Qual é a coisa mais abominável que um casal pode fazer junto? Você pode pensar em muitas respostas criativas ou até bizarras, mas garanto que nada choca mais do que a decisão de não ter filhos. Sim, isso mesmo. Fazer uso do livre arbítrio e simplesmente optar por não gerar herdeiros. Que horror.
É verdade que os tempos mudaram nas últimas décadas: as mulheres entraram no mercado de trabalho (embora ainda restem conquistas como a igualdade salarial), a internet chegou para a nossa alegria (e desespero, em alguns casos), o Inter caiu para a Segunda Divisão (sem comentários), mas um casal sem filhos, ah, um casal sem filhos precisa explicar bem explicadinho que trauma o levou a essa decisão tão desumana e precipitada. As reações são mais ou menos essas: "Você está falando isso agora, mas um dia vai querer ter filhos", "Quem vai cuidar de você quando ficar velho?", "Você tem algum problema de saúde?".
Pessoas que não querem procriar: que figurinhas curiosas. São julgadas moralmente, percebidas como egoístas, frias ou malucas mesmo. Mas alguns mitos precisam ser desfeitos. Eis aqui algumas verdades: elas adoram os bebês fofinhos e as crianças prodígio dos outros, apenas não querem ter os seus; são generosas, cultivam amizades, contribuem para a economia; e jamais condenam casais com filhos, tampouco saem por aí pregando a não fecundidade.

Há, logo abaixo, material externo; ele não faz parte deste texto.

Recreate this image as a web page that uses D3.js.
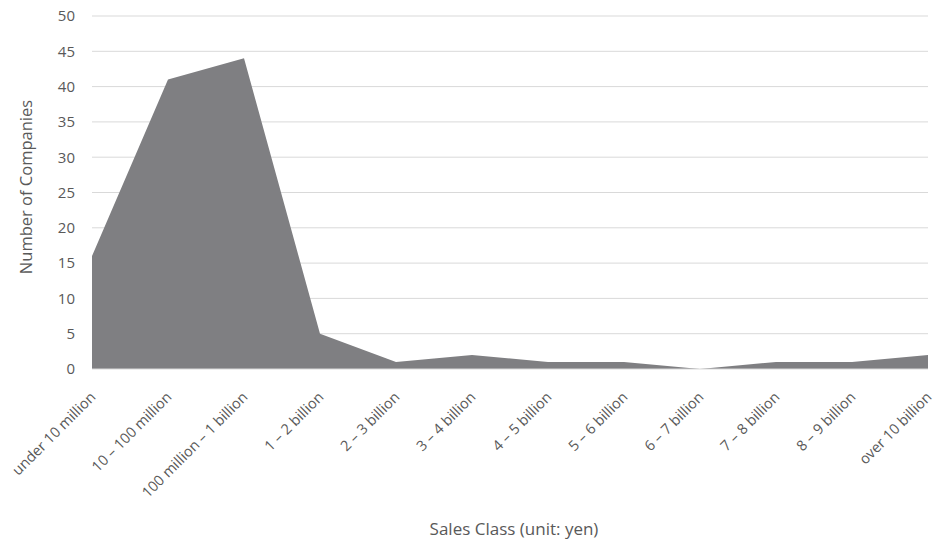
<!DOCTYPE html>
<html><head><meta charset="utf-8">
<script src="https://cdn.jsdelivr.net/npm/d3@7"></script>
<style>body{margin:0;background:#fff;} svg{display:block;}</style>
</head><body>
<svg id="c" width="934" height="543"></svg>
<script>
const categories = ["under 10 million","10 – 100 million","100 million – 1 billion","1 – 2 billion","2 – 3 billion","3 – 4 billion","4 – 5 billion","5 – 6 billion","6 – 7 billion","7 – 8 billion","8 – 9 billion","over 10 billion"];
const companies = [16, 41, 44, 5, 1, 2, 1, 1, 0, 1, 1, 2];
const yTicks = [0,5,10,15,20,25,30,35,40,45,50];
const xTitle = "Sales Class (unit: yen)";
const yTitle = "Number of Companies";

const svg = d3.select("#c");
const m = {left: 92, right: 6, top: 16, bottom: 174};
const W = 934, H = 543;
const x = d3.scalePoint().domain(categories).range([m.left, W - m.right]);
const y = d3.scaleLinear().domain([0, 50]).range([H - m.bottom, m.top]);
const font = "'Open Sans', 'Liberation Sans', sans-serif";

// gridlines
svg.append("g").selectAll("line").data(yTicks.filter(d => d > 0)).join("line")
  .attr("x1", m.left).attr("x2", W - m.right)
  .attr("y1", d => y(d)).attr("y2", d => y(d))
  .attr("stroke", "#d9d9d9").attr("stroke-width", 1);

// area
const area = d3.area().x((d, i) => x(categories[i])).y0(y(0)).y1(d => y(d));
svg.append("path").datum(companies).attr("d", area).attr("fill", "#7f7f82");

// baseline
svg.append("line").attr("x1", m.left).attr("x2", W - m.right)
  .attr("y1", y(0)).attr("y2", y(0)).attr("stroke", "#d9d9d9").attr("stroke-width", 1);

// y axis
const yAxis = d3.axisLeft(y).tickValues(yTicks).tickSize(0).tickPadding(0);
const gy = svg.append("g").attr("transform", `translate(75,0)`).call(yAxis);
gy.select(".domain").remove();
gy.selectAll("text").attr("font-family", font).attr("font-size", 15).attr("fill", "#595959")
  .attr("text-anchor", "end");

// x axis
const xAxis = d3.axisBottom(x).tickSize(0).tickPadding(0);
const gx = svg.append("g").attr("transform", `translate(0,${y(0)})`).call(xAxis);
gx.select(".domain").remove();
gx.selectAll("text").attr("font-family", font).attr("font-size", 14.5).attr("fill", "#595959")
  .attr("text-anchor", "end").attr("dy", 0)
  .attr("transform", "translate(4,29) rotate(-45)");

// titles
svg.append("text").attr("x", 514).attr("y", 535).attr("text-anchor", "middle")
  .attr("font-family", font).attr("font-size", 17).attr("fill", "#595959").text(xTitle);
svg.append("text").attr("transform", `translate(32,187) rotate(-90)`)
  .attr("text-anchor", "middle").attr("font-family", font).attr("font-size", 16.5)
  .attr("fill", "#595959").text(yTitle);
</script>
</body></html>
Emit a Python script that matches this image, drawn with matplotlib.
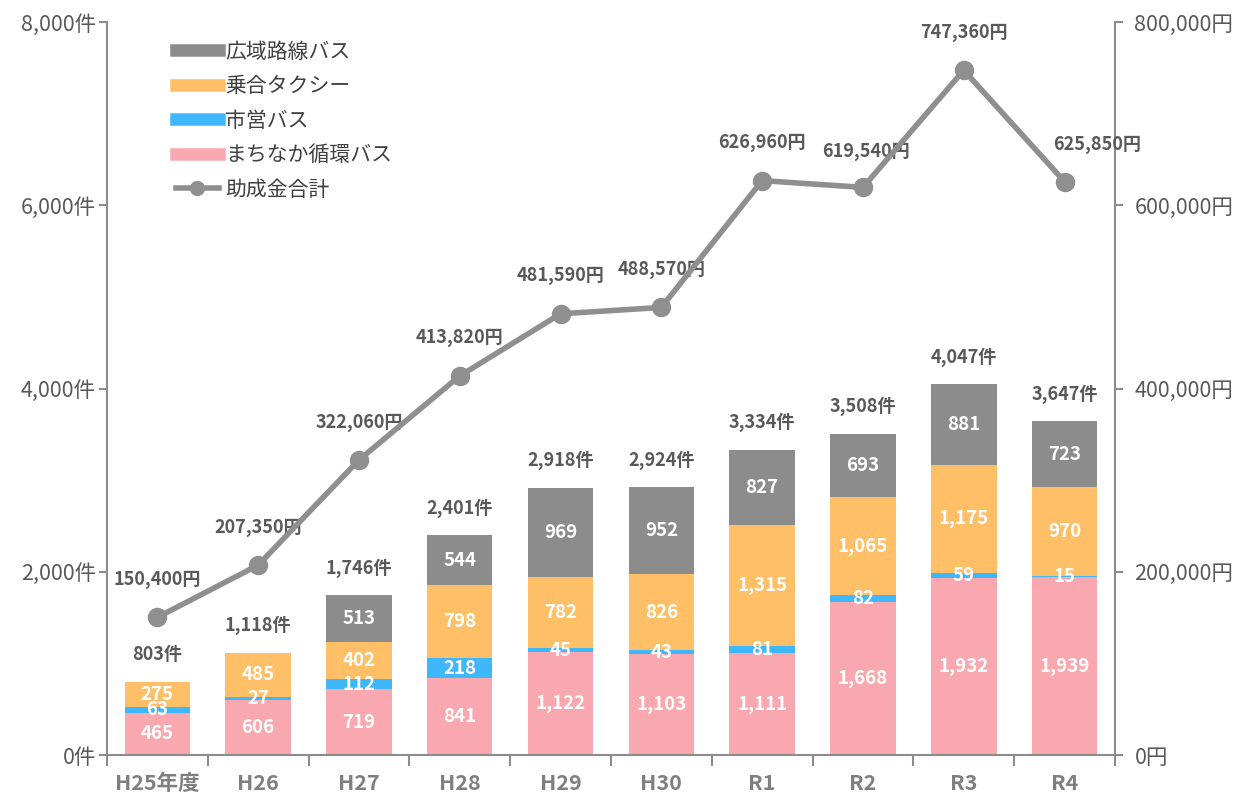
import matplotlib
matplotlib.use("Agg")
import matplotlib.pyplot as plt
import numpy as np
from matplotlib.lines import Line2D

plt.rcParams['font.family'] = ['Noto Sans CJK JP', 'DejaVu Sans']

categories = ["H25年度", "H26", "H27", "H28", "H29", "H30", "R1", "R2", "R3", "R4"]
machinaka = [465, 606, 719, 841, 1122, 1103, 1111, 1668, 1932, 1939]
shiei = [63, 27, 112, 218, 45, 43, 81, 82, 59, 15]
noriai = [275, 485, 402, 798, 782, 826, 1315, 1065, 1175, 970]
koiki = [0, 0, 513, 544, 969, 952, 827, 693, 881, 723]
totals = [803, 1118, 1746, 2401, 2918, 2924, 3334, 3508, 4047, 3647]
josei = [150400, 207350, 322060, 413820, 481590, 488570, 626960, 619540, 747360, 625850]

c_pink = "#F8A8AE"
c_blue = "#3FB7FC"
c_orange = "#FFBF66"
c_gray = "#8C8C8C"
c_line = "#8F8F8F"
c_text = "#595959"

fig = plt.figure(figsize=(12.43, 8.0), dpi=100)
ax = fig.add_axes([0.086, 0.056, 0.811, 0.9165])
ax2 = ax.twinx()

x = np.arange(len(categories))
w = 0.65
series = [(machinaka, c_pink, "まちなか循環バス"),
          (shiei, c_blue, "市営バス"),
          (noriai, c_orange, "乗合タクシー"),
          (koiki, c_gray, "広域路線バス")]
bottom = np.zeros(len(categories))
for vals, col, name in series:
    v = np.array(vals, dtype=float)
    ax.bar(x, v, w, bottom=bottom, color=col, edgecolor='none', zorder=2)
    for i in range(len(x)):
        if v[i] > 0:
            ax.text(x[i], bottom[i] + v[i] / 2, f"{int(v[i]):,}", ha='center', va='center',
                    color='white', fontsize=13.5, fontweight='bold', zorder=3)
    bottom += v

for i in range(len(x)):
    ax.annotate(f"{totals[i]:,}件", (x[i], totals[i]), xytext=(0, 27), textcoords='offset pixels',
                ha='center', va='center', color=c_text, fontsize=13, fontweight='bold')

ax2.plot(x, josei, color=c_line, lw=4, marker='o', ms=13, zorder=4)
offsets = [(0, 38)] * len(x)
offsets = list(offsets)
offsets[7] = (3, 36)
offsets[9] = (32, 37)
for i in range(len(x)):
    ax2.annotate(f"{josei[i]:,}円", (x[i], josei[i]), xytext=offsets[i], textcoords='offset pixels',
                 ha='center', va='center', color=c_text, fontsize=13, fontweight='bold')

ax.set_xlim(-0.5, len(x) - 0.5)
ax.set_ylim(0, 8000)
ax2.set_ylim(0, 800000)
ax.set_yticks(np.arange(0, 8001, 2000))
ax.set_yticklabels([f"{v:,}件" for v in range(0, 8001, 2000)])
ax2.set_yticks(np.arange(0, 800001, 200000))
ax2.set_yticklabels([f"{v:,}円" for v in range(0, 800001, 200000)])

ax.set_xticks(x)
ax.set_xticklabels(categories, fontsize=15.5, fontweight='bold', color="#7F7F7F")
ax.tick_params(axis='x', length=0, pad=13)
ax.set_xticks(np.arange(-0.5, len(x), 1), minor=True)
ax.tick_params(axis='x', which='minor', length=8, width=1.5, color="#8C8C8C")

for a in (ax, ax2):
    for s in a.spines.values():
        s.set_visible(False)
ax.spines['left'].set_visible(True)
ax.spines['bottom'].set_visible(True)
ax2.spines['right'].set_visible(True)
for s in (ax.spines['left'], ax.spines['bottom'], ax2.spines['right']):
    s.set_color("#8C8C8C")
    s.set_linewidth(1.5)
ax.tick_params(axis='y', length=6, width=1.5, color="#8C8C8C", labelsize=15.5, labelcolor=c_text, pad=2)
ax2.tick_params(axis='y', length=6, width=1.5, color="#8C8C8C", labelsize=15.5, labelcolor=c_text, pad=8)

handles = [Line2D([0], [0], color=c_gray, lw=9),
           Line2D([0], [0], color=c_orange, lw=9),
           Line2D([0], [0], color=c_blue, lw=9),
           Line2D([0], [0], color=c_pink, lw=9),
           Line2D([0], [0], color=c_line, lw=4, marker='o', ms=10)]
labels = ["広域路線バス", "乗合タクシー", "市営バス", "まちなか循環バス", "助成金合計"]
leg = ax.legend(handles, labels, loc='upper left', bbox_to_anchor=(0.05, 1.0), frameon=False,
                fontsize=15, handlelength=2.05, handletextpad=0.3, labelspacing=0.6)
for t in leg.get_texts():
    t.set_color("#404040")

fig.savefig("out.png", dpi=100)
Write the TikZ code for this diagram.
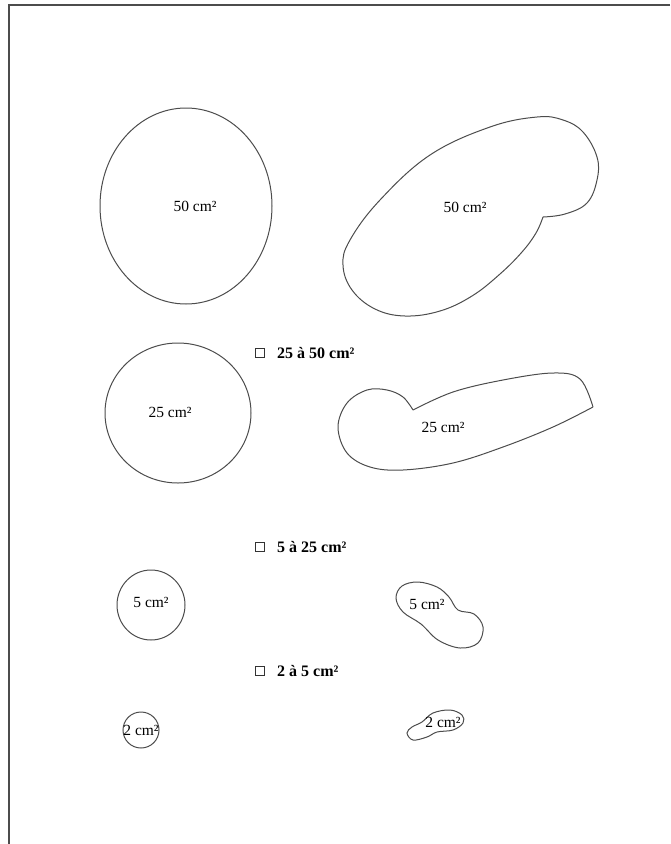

A bem da verdade, não é o fato de ter ou não filhos que sinaliza egoísmo ou generosidade. Seria muita falta de espírito julgar as pessoas devido a uma decisão de vida.
O fato é que os arranjos familiares estão mudando no país. O Retrato das Desigualdades de Gênero e Raça divulgado recentemente pelo Ipea, com dados do IBGE, mostra que os domicílios com casal sem filhos correspondiam a 19,9% dos arranjos familiares em 2015, um crescimento em relação a 2005 (15,2%) e a 1995 (12,9%). Devemos ter cautela com esses números. Eles refletem também casais cujos filhos não moram mais em casa e casais que ainda não tiveram filhos mas pretendem ter, por exemplo.
Mas é evidente que mudanças estão em curso, como o aumento nos domicílios com apenas uma mulher (de 4,1% em 1995 para 7,3% em 2015) e um homem (de 3,8% em 1995 para 7,2% em 2015). Já os casais com filhos morando junto caíram de 57,7% em 1995 para 42,3% em 2015.
Afinal de contas, por que alguém na Terra decidiria não ter filhos? Porque a vida, bem, a vida é cheia de possibilidades.